The U.S. currently has no direct defense against hypersonic weapons and would need to rely on deterrence against any hypersonic threats. Russia and China are currently racing to develop such hypersonic weapons. At CNBC, Amanda Macias discusses how America’s current missile defense systems are built for ballistic missiles, and how the U.S. will need new systems if it wants to detect and defeat hypersonic threats. She writes:
America’s top nuclear commander described a grim scenario for U.S. forces facing off against a new breed of high-speed weapons that Russia and China are developing.
“We don’t have any defense that could deny the employment of such a weapon against us,” Air Force Gen.

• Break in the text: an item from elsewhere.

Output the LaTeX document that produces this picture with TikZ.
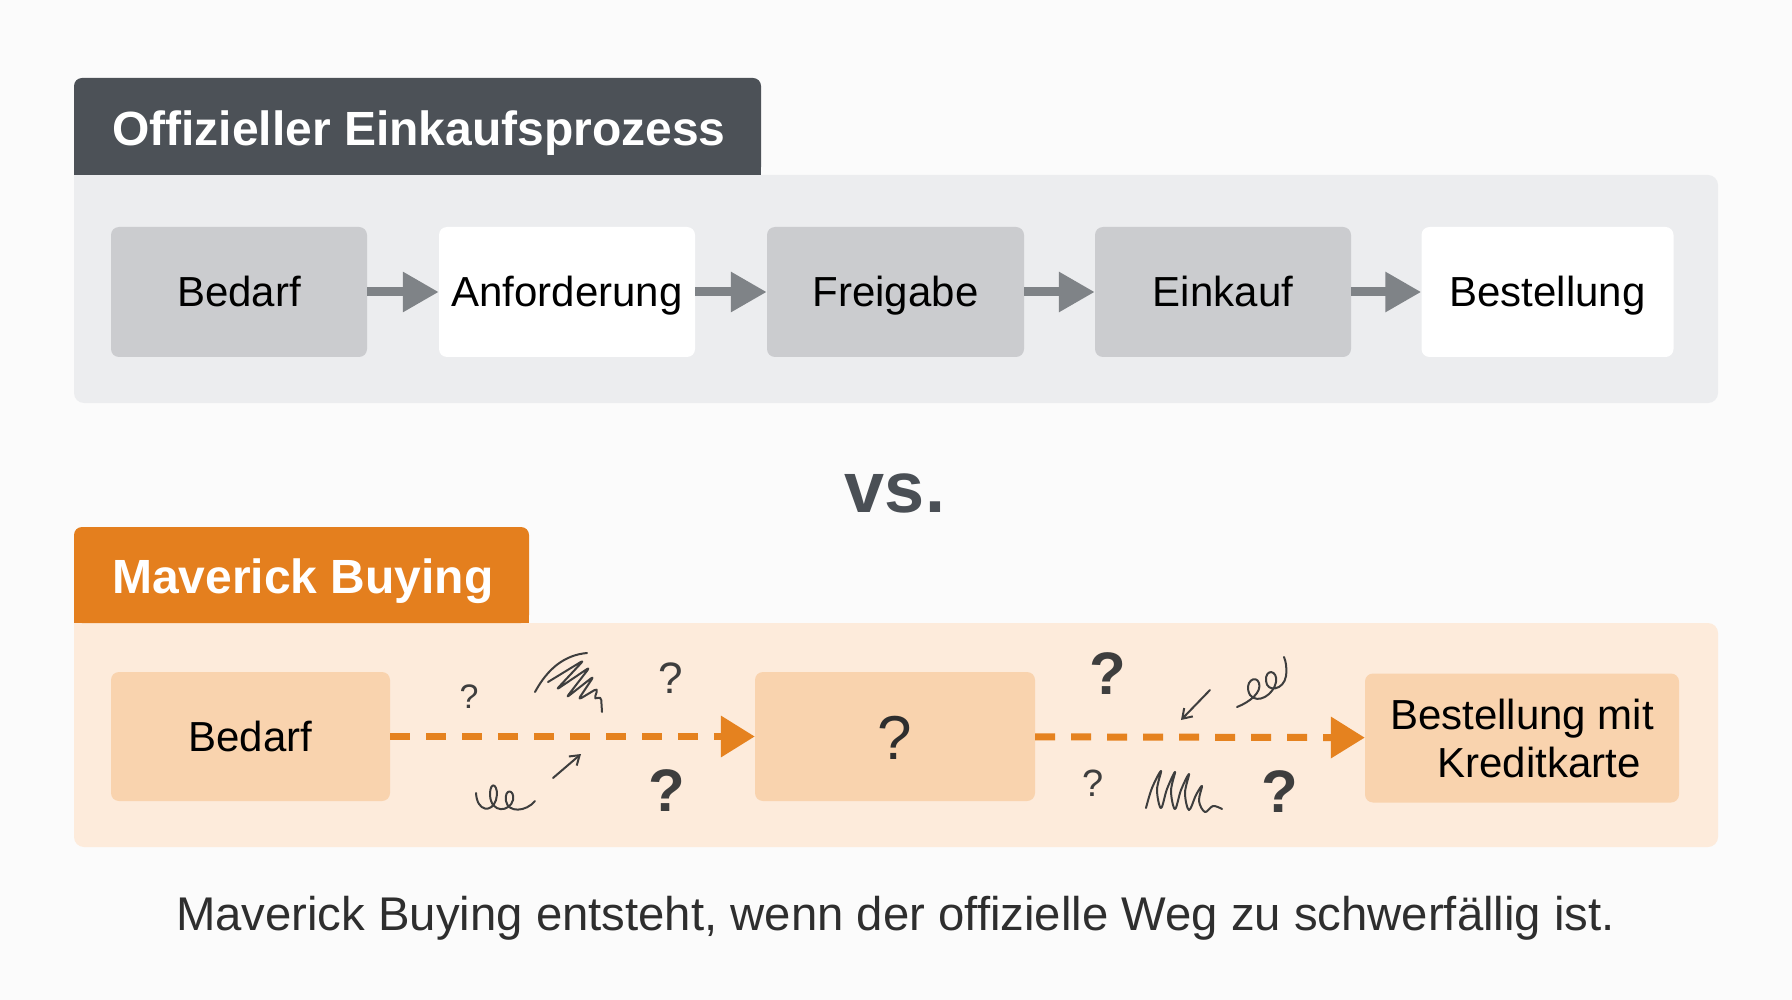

John Hyten, commander of U.S. Strategic Command, told the Senate Armed Services Committee on Tuesday.
“Both Russia and China are aggressively pursuing hypersonic capabilities,” Hyten added. “We’ve watched them test those capabilities.” […]
Rand senior engineer George Nacouzi added that because hypersonic weapons are maneuverable and therefore, unpredictable, they are difficult to defend against.
Looking ahead, Nacouzi said there are potential ways to address hypersonic weapons but that “they will be very expensive.”
“As an example, the Missile Defense Agency is proposing developing a space-based sensor system that would be able to track Hypersonic Glide Vehicles globally, this would be one of the first steps in defending against these new missiles.”
“Furthermore, the Department of Defense would need additional systems to defeat the missiles,” Nacouzi said.